The Association of Farm and Forestry Contractors in Ireland (FCI) has expressed total disappointment at this week’s budget.
Budget 2023 has done “little or nothing” to support the viability of the farm and forestry contractor sector in Ireland, the association said.
It said the carbon tax proposals in Budget 2023 will mean a further burden to the sector where the value of the reduction in the National Oil Reserves Agency (NORA) levy from 2% to 0% will be insignificant against the background where the current excise duty reduction on green diesel will be removed in February 2023, followed by a further increase in carbon tax in May 2023.
This will add more than 12c/l to green diesel costs by then, it argued.
Actions 'have not been acknowledged'
The organisation said its members have embraced climate and biodiversity action through their investments in more fuel-efficient machinery, use of better operating systems through guidance technology and increased use of the diesel fuel additive AdBlue to lower harmful engine emissions.
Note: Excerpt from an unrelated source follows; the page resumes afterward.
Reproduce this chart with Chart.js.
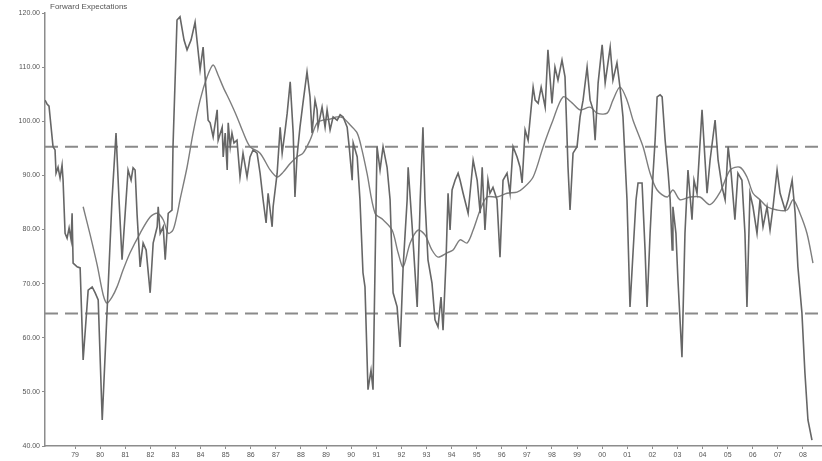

These actions too have not been acknowledged, it said.
FCI chair and Kilkenny-based contractor John Hughes said: “Farm and forestry contractors were excluded from any compensation for the significant increases in their energy costs.
"Green diesel costs have increased by 100% since the autumn of 2021 and there is no acknowledgement of how contractors have continued to deliver services worth more than €800m annually to farming with minimal support other than a small and temporary reduction in excise duty and the NORA levy.”
Reduction in VAT
The FCI request for a reduction in VAT was not included in Budget 2023, while newspapers received a €39m indirect Government funding by reducing VAT in the sector from 9% to 0%.
The FCI had estimated that the cost of allowing farmers to have a full VAT refund on all contractor services, at a time of huge challenges for the sector, would be a more meaningful support for the farming sector, putting in the region of €90m money directly back into farm family accounts.
There is no recognition of the actual day-to-day activities taking place on Irish farms
Hughes said it is clear that the ministers at the Department of Agriculture and the Department of Finance do not understand or acknowledge the role and the value of the farm and forestry contractor sector in Irish agriculture.
“There is no recognition of the actual day-to-day activities taking place on Irish farms and of the vital role that contractors play in delivering valuable services that have resulted in achieving increasing levels of output in a sustainable way on thousands of Irish farms,” Hughes added.
€8m liming scheme
The association has welcomed the new €8m liming scheme, as most of the lime spreading in Ireland is carried out by contractors.
Budget 2023 proposed a €500m Growth and Sustainability Loan Scheme (GSLS) to facilitate strategic investment by farmers, fishers and food businesses to ensure their continued viability and sustainability into the future. The FCI said it will encourage all contractors to seek access to the GSLS scheme for machinery investment.
The 12% increase in the forestry budget to €112m to fund the new national forestry programme due to be unveiled later in the autumn was welcomed by FCI. The organisation said it supports all initiatives to increase the national area under forestry.
The FCI welcomed the €10m in support to encourage maintenance and new planting in the tillage sector under the Tillage Incentive Scheme.
However, the organisation said it was seeking clarification from the Department that farm contractors will be eligible for the support so that they are not further discriminated against in terms of machinery investment where their skills and experience are vital to the sector.
The FCI also welcomed the increased resources for farm safety including a dedicated budget of €2.5m.